When ON-SITE INSIGHT first helped the Chicago Housing Authority (CHA), with its capital improvement funding request to HUD in 1990, the CHA was the nation’s third largest housing authority – 130 developments and almost 40,000 apartments. In 1997, when we returned to help with its Comprehensive Grant submission to HUD, the CHA was beginning its transformation – moving to private management of its inventory. That transformation was much further along, in 2006, when HUD asked us to help model the long-term physical needs of a large portion of the CHA stock, in connection with a major bond refinancing to support that effort.
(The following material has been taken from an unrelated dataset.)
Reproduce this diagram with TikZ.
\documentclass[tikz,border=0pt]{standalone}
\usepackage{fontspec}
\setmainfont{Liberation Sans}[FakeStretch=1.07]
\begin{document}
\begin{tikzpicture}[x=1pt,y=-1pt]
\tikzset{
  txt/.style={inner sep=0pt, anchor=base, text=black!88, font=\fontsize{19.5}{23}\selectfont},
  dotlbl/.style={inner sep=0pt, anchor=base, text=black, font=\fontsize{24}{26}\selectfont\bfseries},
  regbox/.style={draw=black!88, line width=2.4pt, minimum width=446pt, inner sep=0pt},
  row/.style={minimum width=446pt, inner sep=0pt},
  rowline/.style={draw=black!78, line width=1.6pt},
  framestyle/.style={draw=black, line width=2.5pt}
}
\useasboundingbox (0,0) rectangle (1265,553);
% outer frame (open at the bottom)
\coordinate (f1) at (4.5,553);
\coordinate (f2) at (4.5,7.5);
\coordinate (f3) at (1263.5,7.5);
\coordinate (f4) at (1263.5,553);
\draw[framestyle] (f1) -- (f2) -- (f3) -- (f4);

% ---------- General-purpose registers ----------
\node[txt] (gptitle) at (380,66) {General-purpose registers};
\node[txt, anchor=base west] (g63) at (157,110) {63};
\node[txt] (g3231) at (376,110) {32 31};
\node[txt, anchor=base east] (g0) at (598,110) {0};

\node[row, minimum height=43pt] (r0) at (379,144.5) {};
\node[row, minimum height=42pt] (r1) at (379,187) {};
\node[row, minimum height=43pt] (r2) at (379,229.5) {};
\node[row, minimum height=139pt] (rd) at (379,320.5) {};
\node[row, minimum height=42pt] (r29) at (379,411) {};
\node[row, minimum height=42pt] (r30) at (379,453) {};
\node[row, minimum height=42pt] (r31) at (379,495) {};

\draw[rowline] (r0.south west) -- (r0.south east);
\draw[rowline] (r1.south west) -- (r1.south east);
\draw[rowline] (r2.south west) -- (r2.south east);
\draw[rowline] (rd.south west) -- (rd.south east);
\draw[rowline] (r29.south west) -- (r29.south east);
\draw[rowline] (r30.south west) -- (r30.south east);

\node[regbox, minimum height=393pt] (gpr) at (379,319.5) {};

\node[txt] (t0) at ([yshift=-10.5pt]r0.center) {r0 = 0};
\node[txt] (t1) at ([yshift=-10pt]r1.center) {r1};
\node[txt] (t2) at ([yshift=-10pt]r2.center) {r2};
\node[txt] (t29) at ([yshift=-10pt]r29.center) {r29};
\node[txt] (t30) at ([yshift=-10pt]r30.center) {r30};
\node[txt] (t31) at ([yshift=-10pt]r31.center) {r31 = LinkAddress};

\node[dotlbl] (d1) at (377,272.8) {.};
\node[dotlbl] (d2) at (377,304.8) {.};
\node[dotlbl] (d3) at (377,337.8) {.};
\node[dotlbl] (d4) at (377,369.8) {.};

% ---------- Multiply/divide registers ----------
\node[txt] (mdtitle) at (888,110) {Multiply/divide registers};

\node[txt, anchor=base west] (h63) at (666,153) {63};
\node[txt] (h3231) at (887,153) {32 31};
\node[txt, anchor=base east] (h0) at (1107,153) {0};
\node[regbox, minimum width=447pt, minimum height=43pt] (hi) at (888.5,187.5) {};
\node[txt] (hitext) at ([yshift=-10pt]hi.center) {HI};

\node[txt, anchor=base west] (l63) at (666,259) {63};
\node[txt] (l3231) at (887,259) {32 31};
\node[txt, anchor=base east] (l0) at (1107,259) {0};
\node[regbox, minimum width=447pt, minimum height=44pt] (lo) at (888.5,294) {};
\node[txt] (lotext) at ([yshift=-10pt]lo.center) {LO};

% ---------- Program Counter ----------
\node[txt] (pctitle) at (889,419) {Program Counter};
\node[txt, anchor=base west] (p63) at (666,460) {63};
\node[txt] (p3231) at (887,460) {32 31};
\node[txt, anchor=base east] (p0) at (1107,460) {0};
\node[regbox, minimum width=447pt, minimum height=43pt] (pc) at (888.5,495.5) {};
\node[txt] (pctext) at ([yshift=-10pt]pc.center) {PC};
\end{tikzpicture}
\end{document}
On the first two rounds of work, directly for the CHA, OSI undertook exhaustive physical needs assessments of all, or nearly all, federally assisted developments and some state-aided properties. We met very tight time schedules for inspections and analyses, review of findings with senior CHA staff, and preparation of modernization plans. In the first round effort, OSI developed redesign alternatives for eight family developments that did not meet contemporary design or living standards, or that needed overhaul to meet new market conditions and improve project viability. In 1990, OSI prepared a capital needs assessment field protocol and trained CHA staff in its use, to provide the Authority with the capacity to update its modernization program. Ultimately the CHA entered completed modernization plans into an automated database for future planning purposes.
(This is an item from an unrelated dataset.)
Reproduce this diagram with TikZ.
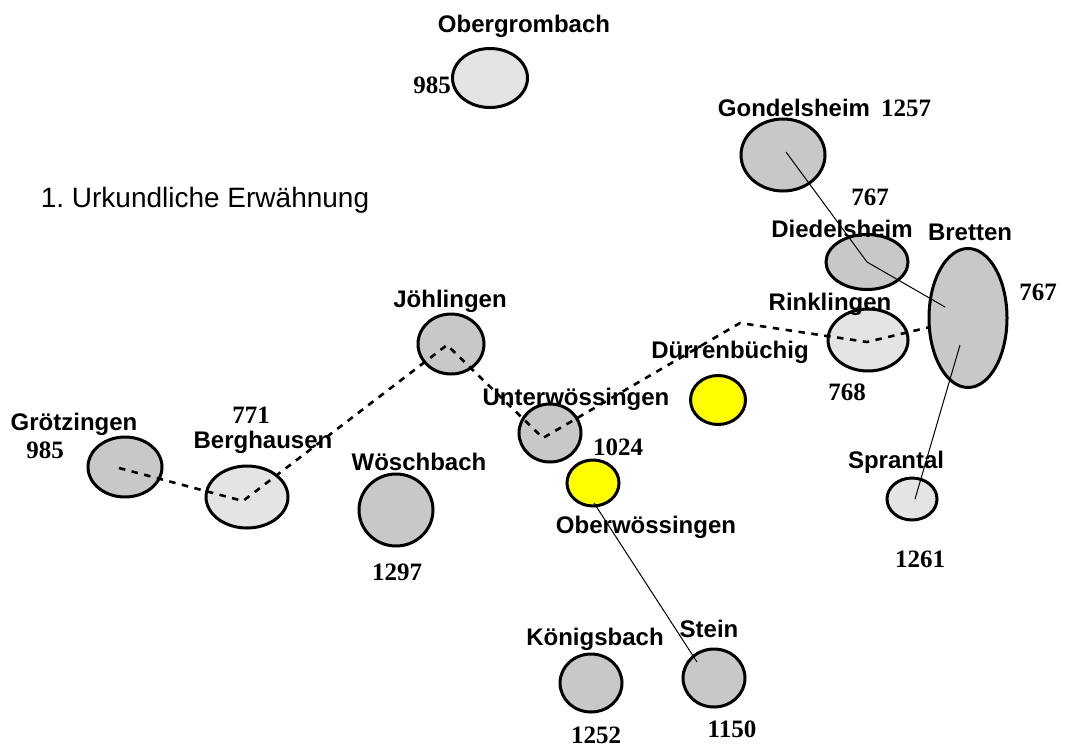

In 2006, the CHA was well along with a ten-year, $1.56 billion dollar commitment to rehab or rebuild 25,000 units of housing. While the replacement of family high-rises with mixed-income communities is underway, OSI’s recent work concentrated on seniors, scattered site, and low-rise family properties. OSI and its assignment partner, Abt Associates, were asked to model long-term needs of the bond-financed portfolio, based on representative property samples. OSI was responsible for long-range physical needs assessments; Abt handled the statistical analysis and modeling. We beat HUD’s performance deadline and helped HUD and CHA get to a favorable resolution on the refinancing matter.